En las canciones de Bellini y Tosti el tenor
vasco ya marcó sus parámetros estilísticos: canto apolíneo, depurado, aristocrático
en el mejor de los sentidos, libre de cualquier afectación y también un punto
distanciado. Tras una Paráfrasis de Rigoletto maravillosamente cantada
por el piano –para el discófilo: más en la línea de Arrau que en la de Barenboim–,
Anduaga se enfrentó a esa piedra de toque belcantista que es el Tombe degli
avi miei… Fra poco a me ricovero de la Lucia di Lammermoor. Triunfo
absoluto en lo técnico, como también en La donna è mobile a pesar de que
no prolongó el agudo. Lo que no tengo muy claro es que lo primero sonara a
señor agonizando y lo segundo a duque chuloputas: en los dos
casos se echó de menos esa vibración emocional que han conseguido los grandes.

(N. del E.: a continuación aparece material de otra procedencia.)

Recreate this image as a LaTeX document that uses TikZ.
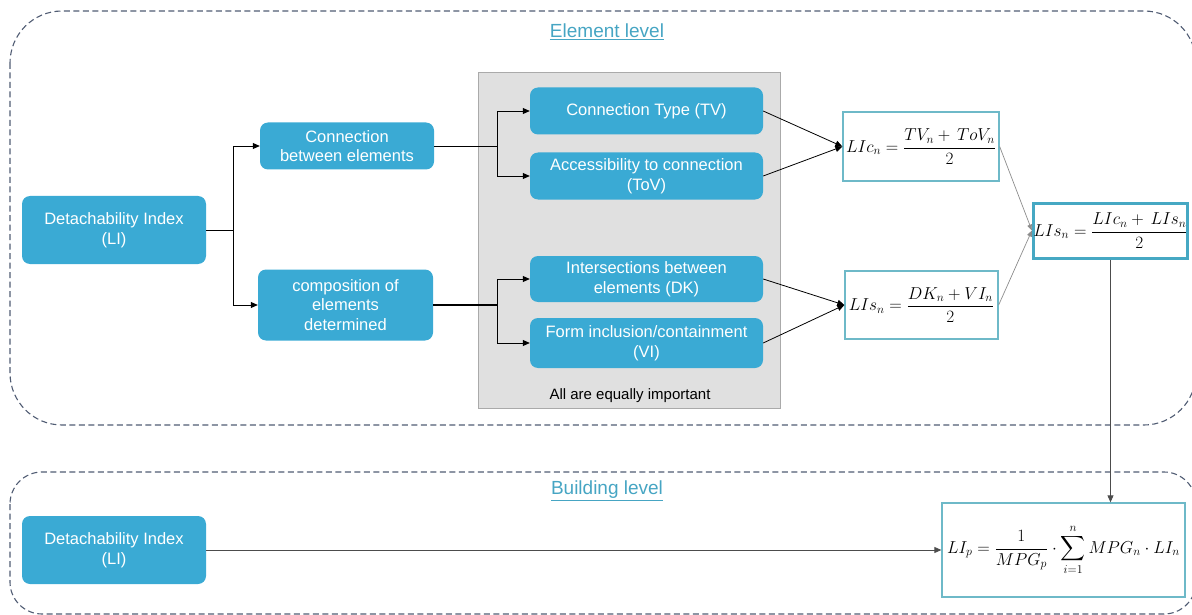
\documentclass[tikz,border=0pt]{standalone}
\usepackage{amsmath}
\usepackage{fontspec}
\usetikzlibrary{arrows.meta}
\newfontfamily\boxfont{Liberation Sans}

\definecolor{boxblue}{RGB}{58,170,212}
\definecolor{formulaedge}{RGB}{110,185,200}
\definecolor{bigedge}{RGB}{70,168,195}
\definecolor{frameedge}{RGB}{80,92,115}
\definecolor{titleblue}{RGB}{70,165,195}
\definecolor{panelfill}{RGB}{224,224,224}
\definecolor{paneledge}{RGB}{170,170,170}
\definecolor{thinline}{RGB}{140,140,140}

\tikzset{
  bluebox/.style={fill=boxblue, rounded corners=8pt, text=white, align=center,
    inner sep=0pt, font={\boxfont\fontsize{16.5}{19.5}\selectfont}},
  formulabox/.style={draw=formulaedge, line width=1.3pt, fill=white, inner sep=0pt,
    font={\fontsize{16.5}{20}\selectfont}},
  levelframe/.style={draw=frameedge, line width=1.1pt, dash pattern=on 6pt off 3.5pt},
  leveltitle/.style={text=titleblue, font={\boxfont\fontsize{19}{22}\selectfont}},
  link/.style={draw=black, line width=0.8pt},
  linkarrow/.style={link, -{Triangle[length=7pt,width=6pt]}},
  softarrow/.style={draw=thinline, line width=0.7pt, -{Triangle[length=6pt,width=5pt]}}
}

\begin{document}
\begin{tikzpicture}[x=1pt,y=-1pt]
\useasboundingbox (0,0) rectangle (1192,615);

% level frames
\draw[levelframe, rounded corners=52pt] (10,11) rectangle (1196,425);
\draw[levelframe, rounded corners=32pt] (10,472) rectangle (1196,614);
\node[leveltitle] (elemtitle) at (607,32) {\underline{Element level}};
\node[leveltitle] (buildtitle) at (607,491) {\underline{Building level}};

% grey panel holding the four criteria
\node[draw=paneledge, fill=panelfill, line width=0.8pt, minimum width=302pt,
      minimum height=336pt, inner sep=0pt] (panel) at (629,240) {};
\node[font={\boxfont\fontsize{15}{18}\selectfont}] (equal) at (630,396) {All are equally important};

% element level boxes
\node[bluebox, minimum width=184pt, minimum height=68pt] (litop) at (114,230) {Detachability Index\\(LI)};
\node[bluebox, minimum width=174pt, minimum height=47pt] (conn) at (347,146) {Connection\\between elements};
\node[bluebox, minimum width=175pt, minimum height=71pt] (comp) at (345.5,305) {composition of\\elements\\determined};

\node[bluebox, minimum width=233pt, minimum height=47pt] (tv)  at (646.5,111) {Connection Type (TV)};
\node[bluebox, minimum width=233pt, minimum height=47pt] (tov) at (646.5,176) {Accessibility to connection\\(ToV)};
\node[bluebox, minimum width=233pt, minimum height=46pt] (dk)  at (646.5,279) {Intersections between\\elements (DK)};
\node[bluebox, minimum width=233pt, minimum height=50pt] (vi)  at (646.5,343) {Form inclusion/containment\\(VI)};

% formulas
\node[formulabox, minimum width=156pt, minimum height=69pt] (lic) at (921,146.5)
  {$\displaystyle LIc_n = \frac{TV_n +\, ToV_n}{2}$};
\node[formulabox, minimum width=153pt, minimum height=68pt] (lis) at (921.5,305)
  {$\displaystyle LIs_n = \frac{DK_n + VI_n}{2}$};
\node[formulabox, draw=bigedge, line width=3pt, minimum width=153pt, minimum height=55pt] (lisbig) at (1110.5,230.5)
  {$\displaystyle LIs_n = \frac{LIc_n +\, LIs_n}{2}$};

% building level
\node[bluebox, minimum width=184pt, minimum height=68pt] (libot) at (114,550) {Detachability Index\\(LI)};
\node[formulabox, minimum width=243pt, minimum height=94pt] (lip) at (1063.5,550)
  {$\displaystyle LI_p = \frac{1}{MPG_p}\cdot\sum_{i=1}^{n} MPG_n\cdot LI_n$};

% branching connectors
\coordinate (j1) at (233,230);
\coordinate (j2) at (497,146);
\coordinate (j3) at (497,305);
\draw[link] (litop.east) -- (j1);
\draw[linkarrow] (j1) |- (conn.west);
\draw[linkarrow] (j1) |- (comp.west);
\draw[link] (conn.east) -- (j2);
\draw[linkarrow] (j2) |- (tv.west);
\draw[linkarrow] (j2) |- (tov.west);
\draw[link, line width=1.2pt] (comp.east) -- (j3);
\draw[linkarrow] (j3) |- (dk.west);
\draw[linkarrow] (j3) |- (vi.west);

% criteria into formulas
\draw[linkarrow] (tv.east) -- (lic.west);
\draw[linkarrow] (tov.east) -- (lic.west);
\draw[linkarrow] (dk.east) -- (lis.west);
\draw[linkarrow] (vi.east) -- (lis.west);
\draw[softarrow] (lic.east) -- (lisbig.west);
\draw[softarrow] (lis.east) -- (lisbig.west);

% element level result feeds the building level
\draw[linkarrow, draw=black!70] (lisbig.south) -- (lisbig.south |- lip.north);
\draw[linkarrow, draw=black!70] (libot.east) -- (lip.west);
\end{tikzpicture}
\end{document}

Ya en la segunda parte, los Tres sonetos de Petrarca se
quedaron un poco a medio camino, porque el lied exige una sutileza expresiva
sílaba a sílaba que solo puede ser fruto de la experiencia. Dicho esto, el mero
hecho de que Anduaga quisiera cantar esta música exquisita y colosal demuestra
que no estamos ante un tenor dispuesto a vivir de los agudos, sino ante un
artista de verdad.
Tras la versión pianística del lied de Schubert, tres
preciosas canciones de Reynaldo Hahn que dejaron claro lo que ya se venía
intuyendo: Anduaga es un tenor de línea expresiva antes francesa que italiana,
lo que equivale a sustituir extroversión y espontaneidad por una dosis
considerable de morbidez, distinción y refinamiento. Estuvo maravilloso.

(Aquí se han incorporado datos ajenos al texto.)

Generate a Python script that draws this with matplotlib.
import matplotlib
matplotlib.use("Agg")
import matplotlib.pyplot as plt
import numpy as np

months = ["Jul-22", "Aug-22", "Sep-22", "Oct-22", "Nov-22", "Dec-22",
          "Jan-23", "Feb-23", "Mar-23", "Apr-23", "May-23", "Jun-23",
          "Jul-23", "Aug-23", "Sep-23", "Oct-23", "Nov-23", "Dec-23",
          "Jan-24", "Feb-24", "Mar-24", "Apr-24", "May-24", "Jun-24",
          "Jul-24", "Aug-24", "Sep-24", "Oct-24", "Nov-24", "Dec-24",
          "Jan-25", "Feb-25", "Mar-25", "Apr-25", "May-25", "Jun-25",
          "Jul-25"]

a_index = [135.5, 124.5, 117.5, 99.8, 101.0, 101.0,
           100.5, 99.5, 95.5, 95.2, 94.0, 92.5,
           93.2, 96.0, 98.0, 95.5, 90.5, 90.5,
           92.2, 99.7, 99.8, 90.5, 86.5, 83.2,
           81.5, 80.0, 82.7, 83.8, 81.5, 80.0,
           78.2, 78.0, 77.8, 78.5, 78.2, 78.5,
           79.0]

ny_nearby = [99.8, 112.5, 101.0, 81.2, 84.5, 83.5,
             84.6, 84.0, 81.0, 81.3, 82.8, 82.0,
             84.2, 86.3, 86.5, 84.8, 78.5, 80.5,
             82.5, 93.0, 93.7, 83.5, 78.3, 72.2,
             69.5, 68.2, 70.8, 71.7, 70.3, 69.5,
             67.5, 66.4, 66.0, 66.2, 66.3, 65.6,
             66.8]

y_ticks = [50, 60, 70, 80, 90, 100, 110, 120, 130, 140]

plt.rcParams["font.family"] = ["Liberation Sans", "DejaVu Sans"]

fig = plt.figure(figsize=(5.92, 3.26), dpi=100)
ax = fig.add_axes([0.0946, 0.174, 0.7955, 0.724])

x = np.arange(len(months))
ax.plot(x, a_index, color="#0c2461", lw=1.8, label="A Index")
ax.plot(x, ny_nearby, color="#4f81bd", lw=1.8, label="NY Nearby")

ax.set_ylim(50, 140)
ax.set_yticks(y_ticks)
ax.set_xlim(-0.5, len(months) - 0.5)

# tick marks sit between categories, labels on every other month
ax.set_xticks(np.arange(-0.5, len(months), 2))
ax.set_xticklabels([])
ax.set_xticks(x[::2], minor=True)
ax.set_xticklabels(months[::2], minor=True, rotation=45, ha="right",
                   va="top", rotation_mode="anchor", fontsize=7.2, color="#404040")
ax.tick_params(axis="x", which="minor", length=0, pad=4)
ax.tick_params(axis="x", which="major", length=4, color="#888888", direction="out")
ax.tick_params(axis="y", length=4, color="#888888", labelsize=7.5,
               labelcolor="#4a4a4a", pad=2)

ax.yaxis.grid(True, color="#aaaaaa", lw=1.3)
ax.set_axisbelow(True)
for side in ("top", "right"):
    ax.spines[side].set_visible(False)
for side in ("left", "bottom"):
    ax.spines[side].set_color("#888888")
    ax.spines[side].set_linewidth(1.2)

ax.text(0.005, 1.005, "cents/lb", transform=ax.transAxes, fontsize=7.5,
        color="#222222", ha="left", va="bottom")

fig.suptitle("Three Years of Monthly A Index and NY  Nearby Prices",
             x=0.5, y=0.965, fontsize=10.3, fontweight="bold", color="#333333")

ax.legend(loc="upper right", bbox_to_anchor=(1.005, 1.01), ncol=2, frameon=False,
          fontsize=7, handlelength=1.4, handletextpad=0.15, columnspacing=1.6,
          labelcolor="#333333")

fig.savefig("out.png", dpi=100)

El resto del programa estaba ahí para ganarse al público del Maestranza, al que hizo pasar de la relativa frialdad al delirio. Está muy bien así, pero por mi parte he de confesar que no soporto la música de Jacinto Guerrero –cantó la romanza Flor Roja– y que la de Sorozábal –No puede ser– me ha conmovido más con otros tenores. En O sole mio Anduaga me pareció insulso, incluso fuera de estilo. ¿Dónde quedan la frescura, la valentía y la luminosidad napolitanas? Eso sí, me maravilló la emoción contenida que supo inyectar a Adiós Granada, cuyos melismas fueron resueltos de manera espectacular.